* **To be done**
Restate all the material verbatim, except for the pictures.

* **Supplied entries**
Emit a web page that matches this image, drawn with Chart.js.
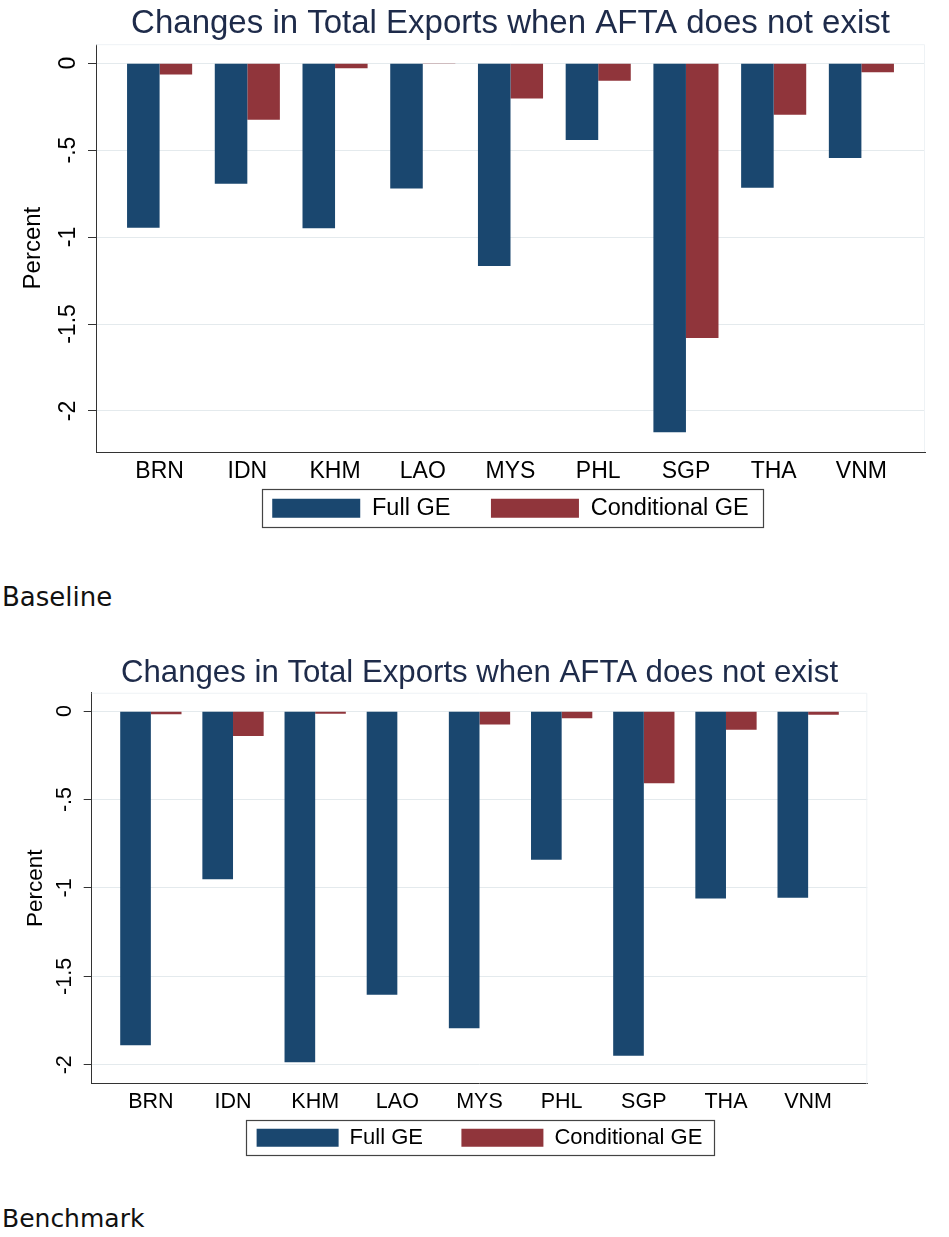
<!DOCTYPE html>
<html>
<head>
<meta charset="utf-8">
<script src="https://cdn.jsdelivr.net/npm/chart.js@4.4.1/dist/chart.umd.min.js"></script>
<style>
  body { margin: 0; background: #fff; width: 949px; height: 1237px; position: relative; overflow: hidden; }
  canvas { position: absolute; left: 0; }
  .cap { position: absolute; left: 2px; font-family: "DejaVu Sans", sans-serif; font-size: 26px; line-height: 30px; color: #111; }
</style>
</head>
<body>
<canvas id="baseline" width="949" height="545" style="top:0"></canvas>
<div class="cap" style="top:582px">Baseline</div>
<canvas id="benchmark" width="949" height="560" style="top:620px"></canvas>
<div class="cap" style="top:1204px;font-size:25px">Benchmark</div>
<script>
// datos
const categories = ["BRN", "IDN", "KHM", "LAO", "MYS", "PHL", "SGP", "THA", "VNM"];
const seriesNames = ["Full GE", "Conditional GE"];
const baselineFull = [-0.946, -0.694, -0.950, -0.721, -1.166, -0.442, -2.122, -0.717, -0.545];
const baselineCond = [-0.065, -0.325, -0.029, -0.005, -0.203, -0.101, -1.581, -0.296, -0.052];
const benchmarkFull = [-1.890, -0.951, -1.985, -1.604, -1.794, -0.840, -1.949, -1.060, -1.056];
const benchmarkCond = [-0.017, -0.141, -0.015, -0.003, -0.075, -0.040, -0.408, -0.105, -0.020];
const yTickValues = [0, -0.5, -1, -1.5, -2];
const yTickLabels = ["0", "-.5", "-1", "-1.5", "-2"];
const chartTitle = "Changes in Total Exports when AFTA does not exist";

const FONT = '"Liberation Sans", Arial, sans-serif';
const BLUE = "#1a476f";
const RED = "#90353b";

// marco del cuadro de leyenda
const legendFrame = {
  id: "legendFrame",
  afterDraw(chart, args, opts) {
    const boxes = chart.legend && chart.legend.legendHitBoxes;
    if (!boxes || !boxes.length) return;
    const ctx = chart.ctx;
    const l = Math.min(...boxes.map(b => b.left)) - opts.padL;
    const r = Math.max(...boxes.map(b => b.left + b.width)) + opts.padR;
    const cy = boxes[0].top + boxes[0].height / 2;
    ctx.save();
    ctx.strokeStyle = "#444";
    ctx.lineWidth = 1.2;
    ctx.strokeRect(Math.round(l) + 0.5, Math.round(cy - opts.h / 2) + 0.5, Math.round(r - l), Math.round(opts.h));
    ctx.restore();
  }
};

// borde tenue de la region del grafico
const plotFrame = {
  id: "plotFrame",
  beforeDatasetsDraw(chart) {
    const {ctx, chartArea: a} = chart;
    ctx.save();
    ctx.strokeStyle = "#eef2f5";
    ctx.lineWidth = 1;
    ctx.beginPath();
    ctx.moveTo(a.left, a.top + 0.5);
    ctx.lineTo(a.right - 0.5, a.top + 0.5);
    ctx.lineTo(a.right - 0.5, a.bottom);
    ctx.stroke();
    ctx.restore();
  }
};

function makeChart(id, full, cond, g) {
  const canvas = document.getElementById(id);
  return new Chart(canvas, {
    type: "bar",
    data: {
      datasets: [
        {
          label: seriesNames[0],
          data: full.map((y, i) => ({x: i, y})),
          backgroundColor: BLUE,
          borderWidth: 0,
          categoryPercentage: g.catPct,
          barPercentage: 1
        },
        {
          label: seriesNames[1],
          data: cond.map((y, i) => ({x: i, y})),
          backgroundColor: RED,
          borderWidth: 0,
          categoryPercentage: g.catPct,
          barPercentage: 1
        }
      ]
    },
    options: {
      responsive: false,
      animation: false,
      layout: { padding: { top: 0, left: 0, right: g.right, bottom: g.padBottom } },
      scales: {
        x: {
          type: "linear",
          offset: false,
          min: g.xMin,
          max: g.xMax,
          afterFit(s) { s.height = g.xHeight; },
          ticks: {
            stepSize: 1,
            includeBounds: false,
            autoSkip: false,
            maxRotation: 0,
            padding: g.xPad,
            color: "#000",
            font: { family: FONT, size: g.xFont },
            callback: v => {
              const k = Math.round(v);
              return (Math.abs(k - v) < 1e-6 && categories[k]) ? categories[k] : "";
            }
          },
          grid: { display: false, drawTicks: false, offset: false },
          border: { display: true, color: "#333", width: 1 }
        },
        y: {
          min: g.yMin,
          max: g.yMax,
          afterFit(s) { s.width = g.left; },
          afterBuildTicks(s) { s.ticks = yTickValues.map(v => ({value: v})); },
          ticks: {
            minRotation: 90,
            maxRotation: 90,
            crossAlign: "center",
            padding: 0,
            color: "#000",
            font: { family: FONT, size: g.tickFont },
            callback: v => {
              const k = yTickValues.findIndex(t => Math.abs(t - v) < 1e-9);
              return k >= 0 ? yTickLabels[k] : "";
            }
          },
          grid: { color: "#e4eaed", lineWidth: 1, tickLength: 8, tickColor: "#333", drawTicks: true },
          border: { display: true, color: "#333", width: 1 },
          title: {
            display: true,
            text: "Percent",
            color: "#000",
            font: { family: FONT, size: g.axisTitleFont },
            padding: { top: g.axisTitlePad, bottom: 0 }
          }
        }
      },
      plugins: {
        title: {
          display: true,
          text: chartTitle,
          fullSize: false,
          color: "#1e2b4a",
          font: { family: FONT, size: g.titleFont, weight: "normal" },
          padding: { top: g.titlePadTop, bottom: g.titlePadBottom }
        },
        legend: {
          position: "bottom",
          fullSize: false,
          labels: {
            boxWidth: g.boxW,
            boxHeight: g.boxH,
            padding: g.legendPad,
            color: "#000",
            font: { family: FONT, size: g.legendFont },
            // espacio extra entre las dos entradas
            generateLabels(chart) {
              const items = Chart.defaults.plugins.legend.labels.generateLabels(chart);
              items.forEach((it, i) => { if (i < items.length - 1) it.text += "    "; });
              return items;
            }
          }
        },
        legendFrame: { padL: g.framePadL, padR: g.framePadR, h: g.frameH },
        tooltip: { enabled: false }
      }
    },
    plugins: [legendFrame, plotFrame]
  });
}

makeChart("baseline", baselineFull, baselineCond, {
  left: 96, right: 24, padBottom: 15,
  titleFont: 33, titlePadTop: 4.6, titlePadBottom: 0,
  yMin: -2.236, yMax: 0.109,
  tickFont: 23, axisTitleFont: 24, axisTitlePad: 19,
  xFont: 23, xPad: 5.5, xHeight: 30,
  xMin: -0.725, xMax: 8.725, catPct: 0.742,
  legendFont: 23.5, legendPad: 14.5, boxW: 88, boxH: 19,
  framePadL: 10.7, framePadR: 13.7, frameH: 37.7
});

makeChart("benchmark", benchmarkFull, benchmarkCond, {
  left: 91.7, right: 81.7, padBottom: 21.3,
  titleFont: 31.2, titlePadTop: 34.3, titlePadBottom: 1,
  yMin: -2.107, yMax: 0.104,
  tickFont: 21.5, axisTitleFont: 22.5, axisTitlePad: 22,
  xFont: 21.5, xPad: 5.8, xHeight: 29,
  xMin: -0.72, xMax: 8.72, catPct: 0.746,
  legendFont: 22, legendPad: 14, boxW: 82, boxH: 18,
  framePadL: 10.3, framePadR: 12.4, frameH: 35.3
});
</script>
</body>
</html>
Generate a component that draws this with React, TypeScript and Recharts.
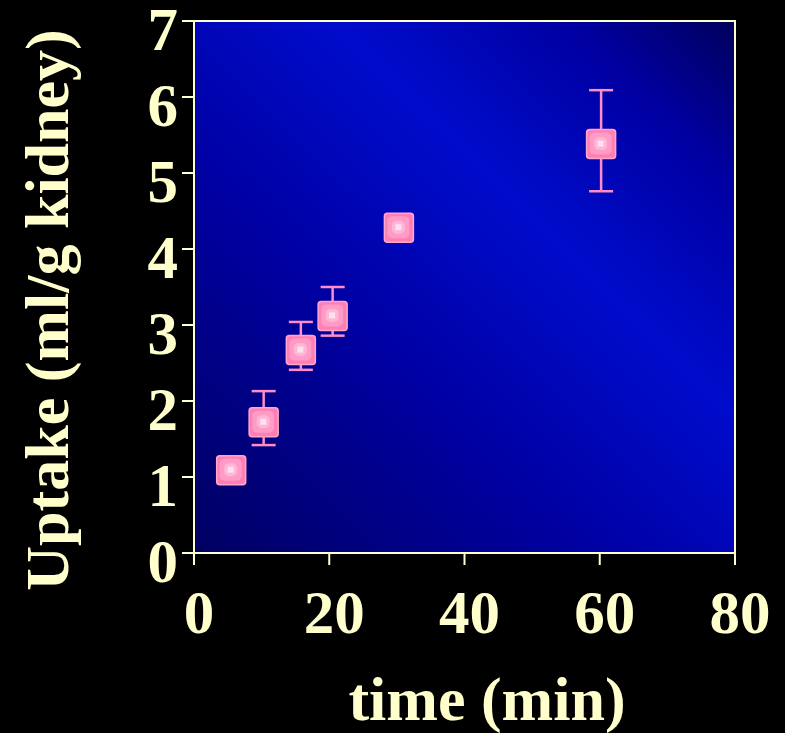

* **Correct output**
Emit a web page that matches this image, drawn with Chart.js.
<!DOCTYPE html>
<html>
<head>
<meta charset="utf-8">
<script src="https://cdn.jsdelivr.net/npm/chart.js@4.4.1/dist/chart.umd.min.js"></script>
<style>
  body { margin: 0; background: #fff; width: 949px; height: 1237px; position: relative; overflow: hidden; }
  canvas { position: absolute; left: 0; }
  .cap { position: absolute; left: 2px; font-family: "DejaVu Sans", sans-serif; font-size: 26px; line-height: 30px; color: #111; }
</style>
</head>
<body>
<canvas id="baseline" width="949" height="545" style="top:0"></canvas>
<div class="cap" style="top:582px">Baseline</div>
<canvas id="benchmark" width="949" height="560" style="top:620px"></canvas>
<div class="cap" style="top:1204px;font-size:25px">Benchmark</div>
<script>
// datos
const categories = ["BRN", "IDN", "KHM", "LAO", "MYS", "PHL", "SGP", "THA", "VNM"];
const seriesNames = ["Full GE", "Conditional GE"];
const baselineFull = [-0.946, -0.694, -0.950, -0.721, -1.166, -0.442, -2.122, -0.717, -0.545];
const baselineCond = [-0.065, -0.325, -0.029, -0.005, -0.203, -0.101, -1.581, -0.296, -0.052];
const benchmarkFull = [-1.890, -0.951, -1.985, -1.604, -1.794, -0.840, -1.949, -1.060, -1.056];
const benchmarkCond = [-0.017, -0.141, -0.015, -0.003, -0.075, -0.040, -0.408, -0.105, -0.020];
const yTickValues = [0, -0.5, -1, -1.5, -2];
const yTickLabels = ["0", "-.5", "-1", "-1.5", "-2"];
const chartTitle = "Changes in Total Exports when AFTA does not exist";

const FONT = '"Liberation Sans", Arial, sans-serif';
const BLUE = "#1a476f";
const RED = "#90353b";

// marco del cuadro de leyenda
const legendFrame = {
  id: "legendFrame",
  afterDraw(chart, args, opts) {
    const boxes = chart.legend && chart.legend.legendHitBoxes;
    if (!boxes || !boxes.length) return;
    const ctx = chart.ctx;
    const l = Math.min(...boxes.map(b => b.left)) - opts.padL;
    const r = Math.max(...boxes.map(b => b.left + b.width)) + opts.padR;
    const cy = boxes[0].top + boxes[0].height / 2;
    ctx.save();
    ctx.strokeStyle = "#444";
    ctx.lineWidth = 1.2;
    ctx.strokeRect(Math.round(l) + 0.5, Math.round(cy - opts.h / 2) + 0.5, Math.round(r - l), Math.round(opts.h));
    ctx.restore();
  }
};

// borde tenue de la region del grafico
const plotFrame = {
  id: "plotFrame",
  beforeDatasetsDraw(chart) {
    const {ctx, chartArea: a} = chart;
    ctx.save();
    ctx.strokeStyle = "#eef2f5";
    ctx.lineWidth = 1;
    ctx.beginPath();
    ctx.moveTo(a.left, a.top + 0.5);
    ctx.lineTo(a.right - 0.5, a.top + 0.5);
    ctx.lineTo(a.right - 0.5, a.bottom);
    ctx.stroke();
    ctx.restore();
  }
};

function makeChart(id, full, cond, g) {
  const canvas = document.getElementById(id);
  return new Chart(canvas, {
    type: "bar",
    data: {
      datasets: [
        {
          label: seriesNames[0],
          data: full.map((y, i) => ({x: i, y})),
          backgroundColor: BLUE,
          borderWidth: 0,
          categoryPercentage: g.catPct,
          barPercentage: 1
        },
        {
          label: seriesNames[1],
          data: cond.map((y, i) => ({x: i, y})),
          backgroundColor: RED,
          borderWidth: 0,
          categoryPercentage: g.catPct,
          barPercentage: 1
        }
      ]
    },
    options: {
      responsive: false,
      animation: false,
      layout: { padding: { top: 0, left: 0, right: g.right, bottom: g.padBottom } },
      scales: {
        x: {
          type: "linear",
          offset: false,
          min: g.xMin,
          max: g.xMax,
          afterFit(s) { s.height = g.xHeight; },
          ticks: {
            stepSize: 1,
            includeBounds: false,
            autoSkip: false,
            maxRotation: 0,
            padding: g.xPad,
            color: "#000",
            font: { family: FONT, size: g.xFont },
            callback: v => {
              const k = Math.round(v);
              return (Math.abs(k - v) < 1e-6 && categories[k]) ? categories[k] : "";
            }
          },
          grid: { display: false, drawTicks: false, offset: false },
          border: { display: true, color: "#333", width: 1 }
        },
        y: {
          min: g.yMin,
          max: g.yMax,
          afterFit(s) { s.width = g.left; },
          afterBuildTicks(s) { s.ticks = yTickValues.map(v => ({value: v})); },
          ticks: {
            minRotation: 90,
            maxRotation: 90,
            crossAlign: "center",
            padding: 0,
            color: "#000",
            font: { family: FONT, size: g.tickFont },
            callback: v => {
              const k = yTickValues.findIndex(t => Math.abs(t - v) < 1e-9);
              return k >= 0 ? yTickLabels[k] : "";
            }
          },
          grid: { color: "#e4eaed", lineWidth: 1, tickLength: 8, tickColor: "#333", drawTicks: true },
          border: { display: true, color: "#333", width: 1 },
          title: {
            display: true,
            text: "Percent",
            color: "#000",
            font: { family: FONT, size: g.axisTitleFont },
            padding: { top: g.axisTitlePad, bottom: 0 }
          }
        }
      },
      plugins: {
        title: {
          display: true,
          text: chartTitle,
          fullSize: false,
          color: "#1e2b4a",
          font: { family: FONT, size: g.titleFont, weight: "normal" },
          padding: { top: g.titlePadTop, bottom: g.titlePadBottom }
        },
        legend: {
          position: "bottom",
          fullSize: false,
          labels: {
            boxWidth: g.boxW,
            boxHeight: g.boxH,
            padding: g.legendPad,
            color: "#000",
            font: { family: FONT, size: g.legendFont },
            // espacio extra entre las dos entradas
            generateLabels(chart) {
              const items = Chart.defaults.plugins.legend.labels.generateLabels(chart);
              items.forEach((it, i) => { if (i < items.length - 1) it.text += "    "; });
              return items;
            }
          }
        },
        legendFrame: { padL: g.framePadL, padR: g.framePadR, h: g.frameH },
        tooltip: { enabled: false }
      }
    },
    plugins: [legendFrame, plotFrame]
  });
}

makeChart("baseline", baselineFull, baselineCond, {
  left: 96, right: 24, padBottom: 15,
  titleFont: 33, titlePadTop: 4.6, titlePadBottom: 0,
  yMin: -2.236, yMax: 0.109,
  tickFont: 23, axisTitleFont: 24, axisTitlePad: 19,
  xFont: 23, xPad: 5.5, xHeight: 30,
  xMin: -0.725, xMax: 8.725, catPct: 0.742,
  legendFont: 23.5, legendPad: 14.5, boxW: 88, boxH: 19,
  framePadL: 10.7, framePadR: 13.7, frameH: 37.7
});

makeChart("benchmark", benchmarkFull, benchmarkCond, {
  left: 91.7, right: 81.7, padBottom: 21.3,
  titleFont: 31.2, titlePadTop: 34.3, titlePadBottom: 1,
  yMin: -2.107, yMax: 0.104,
  tickFont: 21.5, axisTitleFont: 22.5, axisTitlePad: 22,
  xFont: 21.5, xPad: 5.8, xHeight: 29,
  xMin: -0.72, xMax: 8.72, catPct: 0.746,
  legendFont: 22, legendPad: 14, boxW: 82, boxH: 18,
  framePadL: 10.3, framePadR: 12.4, frameH: 35.3
});
</script>
</body>
</html>
Generate a component that draws this with React, TypeScript and Recharts.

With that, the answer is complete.